== Your instructions ==
Begin with the line that contains "Rebuild this chart" and end with the line that contains "return (x - L) / PW": copy that span of lines exactly, and nothing outside it.

== Entries shown ==

++++++

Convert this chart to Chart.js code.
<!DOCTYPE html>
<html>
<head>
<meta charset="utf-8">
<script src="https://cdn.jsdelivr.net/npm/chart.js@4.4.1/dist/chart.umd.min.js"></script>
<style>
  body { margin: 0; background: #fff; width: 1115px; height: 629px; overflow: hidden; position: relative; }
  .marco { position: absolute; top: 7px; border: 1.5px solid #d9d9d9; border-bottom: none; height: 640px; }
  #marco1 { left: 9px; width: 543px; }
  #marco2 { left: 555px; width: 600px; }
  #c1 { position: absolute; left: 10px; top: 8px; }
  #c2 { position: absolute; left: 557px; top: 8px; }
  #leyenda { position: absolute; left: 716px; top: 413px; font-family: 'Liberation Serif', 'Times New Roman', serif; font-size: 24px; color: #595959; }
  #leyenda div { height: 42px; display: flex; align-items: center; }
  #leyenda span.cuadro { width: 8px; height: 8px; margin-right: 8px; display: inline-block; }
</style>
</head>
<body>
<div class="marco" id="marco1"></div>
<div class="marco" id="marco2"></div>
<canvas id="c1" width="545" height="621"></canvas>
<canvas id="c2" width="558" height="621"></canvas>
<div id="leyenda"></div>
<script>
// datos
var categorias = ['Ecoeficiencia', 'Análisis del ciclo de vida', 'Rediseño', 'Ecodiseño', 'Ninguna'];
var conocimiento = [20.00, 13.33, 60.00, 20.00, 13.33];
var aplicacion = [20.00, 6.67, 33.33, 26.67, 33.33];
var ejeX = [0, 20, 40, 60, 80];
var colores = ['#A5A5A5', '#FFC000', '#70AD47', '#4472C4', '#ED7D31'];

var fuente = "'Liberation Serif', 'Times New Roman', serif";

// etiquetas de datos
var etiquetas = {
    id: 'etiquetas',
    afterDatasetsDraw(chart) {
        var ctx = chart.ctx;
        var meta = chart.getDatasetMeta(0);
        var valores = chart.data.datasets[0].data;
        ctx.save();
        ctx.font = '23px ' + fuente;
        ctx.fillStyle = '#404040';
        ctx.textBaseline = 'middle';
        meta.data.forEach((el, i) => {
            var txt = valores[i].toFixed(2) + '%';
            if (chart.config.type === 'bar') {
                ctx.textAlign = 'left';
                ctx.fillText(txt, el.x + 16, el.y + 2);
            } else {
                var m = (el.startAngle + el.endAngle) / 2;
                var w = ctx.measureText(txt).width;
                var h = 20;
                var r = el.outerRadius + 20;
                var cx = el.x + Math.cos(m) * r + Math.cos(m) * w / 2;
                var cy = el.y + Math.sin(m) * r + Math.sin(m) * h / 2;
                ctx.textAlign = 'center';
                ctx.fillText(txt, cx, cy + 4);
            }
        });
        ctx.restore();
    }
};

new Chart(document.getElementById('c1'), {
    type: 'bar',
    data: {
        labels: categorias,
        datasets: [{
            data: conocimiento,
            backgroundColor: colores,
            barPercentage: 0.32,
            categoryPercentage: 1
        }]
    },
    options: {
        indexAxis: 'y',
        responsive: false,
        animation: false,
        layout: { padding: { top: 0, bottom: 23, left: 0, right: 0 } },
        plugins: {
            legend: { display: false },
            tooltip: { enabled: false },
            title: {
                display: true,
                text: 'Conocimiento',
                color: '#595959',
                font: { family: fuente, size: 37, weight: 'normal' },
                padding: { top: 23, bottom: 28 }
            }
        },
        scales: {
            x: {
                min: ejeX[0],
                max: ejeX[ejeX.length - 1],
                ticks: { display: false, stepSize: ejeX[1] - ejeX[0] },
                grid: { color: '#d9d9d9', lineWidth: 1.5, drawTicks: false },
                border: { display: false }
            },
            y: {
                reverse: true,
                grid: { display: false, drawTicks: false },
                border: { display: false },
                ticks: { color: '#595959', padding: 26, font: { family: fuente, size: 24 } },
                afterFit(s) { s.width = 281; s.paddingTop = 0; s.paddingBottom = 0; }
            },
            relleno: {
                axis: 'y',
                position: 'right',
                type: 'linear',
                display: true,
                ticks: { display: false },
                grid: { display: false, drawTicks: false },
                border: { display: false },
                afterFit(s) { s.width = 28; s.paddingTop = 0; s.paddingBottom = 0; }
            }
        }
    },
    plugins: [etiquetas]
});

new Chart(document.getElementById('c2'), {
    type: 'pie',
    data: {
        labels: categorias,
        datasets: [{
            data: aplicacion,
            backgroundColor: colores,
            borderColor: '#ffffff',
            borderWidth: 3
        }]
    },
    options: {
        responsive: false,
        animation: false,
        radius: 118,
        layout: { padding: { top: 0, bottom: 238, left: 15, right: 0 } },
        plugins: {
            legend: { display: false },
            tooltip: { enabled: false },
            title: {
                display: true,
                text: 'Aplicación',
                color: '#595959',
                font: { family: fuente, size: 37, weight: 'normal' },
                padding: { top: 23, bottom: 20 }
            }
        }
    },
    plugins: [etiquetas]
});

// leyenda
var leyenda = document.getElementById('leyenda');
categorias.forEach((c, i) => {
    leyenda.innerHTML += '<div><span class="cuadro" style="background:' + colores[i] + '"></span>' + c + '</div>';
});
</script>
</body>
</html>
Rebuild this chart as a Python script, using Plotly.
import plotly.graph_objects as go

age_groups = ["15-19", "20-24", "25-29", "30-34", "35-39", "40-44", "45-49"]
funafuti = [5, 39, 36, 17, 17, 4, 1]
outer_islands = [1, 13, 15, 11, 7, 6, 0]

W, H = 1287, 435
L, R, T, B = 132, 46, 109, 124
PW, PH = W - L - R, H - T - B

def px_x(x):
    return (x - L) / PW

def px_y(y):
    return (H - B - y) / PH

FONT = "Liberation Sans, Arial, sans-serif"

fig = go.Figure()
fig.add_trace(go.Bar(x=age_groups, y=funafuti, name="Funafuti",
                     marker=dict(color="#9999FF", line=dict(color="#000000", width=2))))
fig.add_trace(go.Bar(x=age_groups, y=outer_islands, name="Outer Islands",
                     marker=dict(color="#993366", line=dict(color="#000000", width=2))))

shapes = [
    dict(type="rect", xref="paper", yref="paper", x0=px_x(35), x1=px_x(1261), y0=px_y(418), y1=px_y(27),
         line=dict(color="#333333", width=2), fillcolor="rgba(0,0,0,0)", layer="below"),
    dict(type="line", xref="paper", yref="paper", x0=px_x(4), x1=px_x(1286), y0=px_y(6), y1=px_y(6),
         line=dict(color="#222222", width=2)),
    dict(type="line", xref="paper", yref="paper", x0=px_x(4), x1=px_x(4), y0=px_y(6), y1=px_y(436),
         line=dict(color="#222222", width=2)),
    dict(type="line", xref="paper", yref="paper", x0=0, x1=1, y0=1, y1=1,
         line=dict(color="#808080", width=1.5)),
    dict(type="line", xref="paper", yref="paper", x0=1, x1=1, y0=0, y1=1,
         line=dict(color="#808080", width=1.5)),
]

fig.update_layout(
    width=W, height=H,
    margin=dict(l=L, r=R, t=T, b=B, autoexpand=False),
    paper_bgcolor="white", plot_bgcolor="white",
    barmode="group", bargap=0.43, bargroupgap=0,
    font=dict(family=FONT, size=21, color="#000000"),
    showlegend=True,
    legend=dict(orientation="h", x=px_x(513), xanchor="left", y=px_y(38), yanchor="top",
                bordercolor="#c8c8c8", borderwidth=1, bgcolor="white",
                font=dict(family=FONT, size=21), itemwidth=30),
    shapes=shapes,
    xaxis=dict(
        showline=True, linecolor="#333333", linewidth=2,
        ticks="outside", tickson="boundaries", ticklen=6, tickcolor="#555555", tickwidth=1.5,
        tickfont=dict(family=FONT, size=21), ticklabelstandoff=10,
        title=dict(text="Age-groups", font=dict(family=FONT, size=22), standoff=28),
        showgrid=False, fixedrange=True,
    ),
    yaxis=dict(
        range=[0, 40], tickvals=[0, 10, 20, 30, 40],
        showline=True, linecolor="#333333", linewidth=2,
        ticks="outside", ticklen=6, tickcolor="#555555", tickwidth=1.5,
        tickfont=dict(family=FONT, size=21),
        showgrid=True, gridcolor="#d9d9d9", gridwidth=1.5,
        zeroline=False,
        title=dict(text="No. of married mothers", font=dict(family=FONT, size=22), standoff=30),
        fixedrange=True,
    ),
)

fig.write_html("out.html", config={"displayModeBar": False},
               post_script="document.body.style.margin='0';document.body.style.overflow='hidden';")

++++++

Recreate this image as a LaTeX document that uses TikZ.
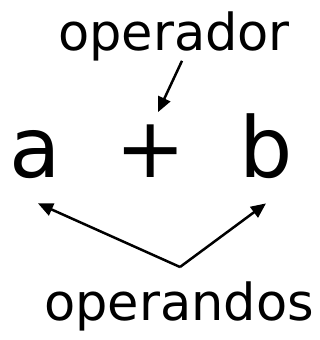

++++++

== Exercise result ==
Rebuild this chart as a Python script, using Plotly.
import plotly.graph_objects as go

age_groups = ["15-19", "20-24", "25-29", "30-34", "35-39", "40-44", "45-49"]
funafuti = [5, 39, 36, 17, 17, 4, 1]
outer_islands = [1, 13, 15, 11, 7, 6, 0]

W, H = 1287, 435
L, R, T, B = 132, 46, 109, 124
PW, PH = W - L - R, H - T - B

def px_x(x):
    return (x - L) / PW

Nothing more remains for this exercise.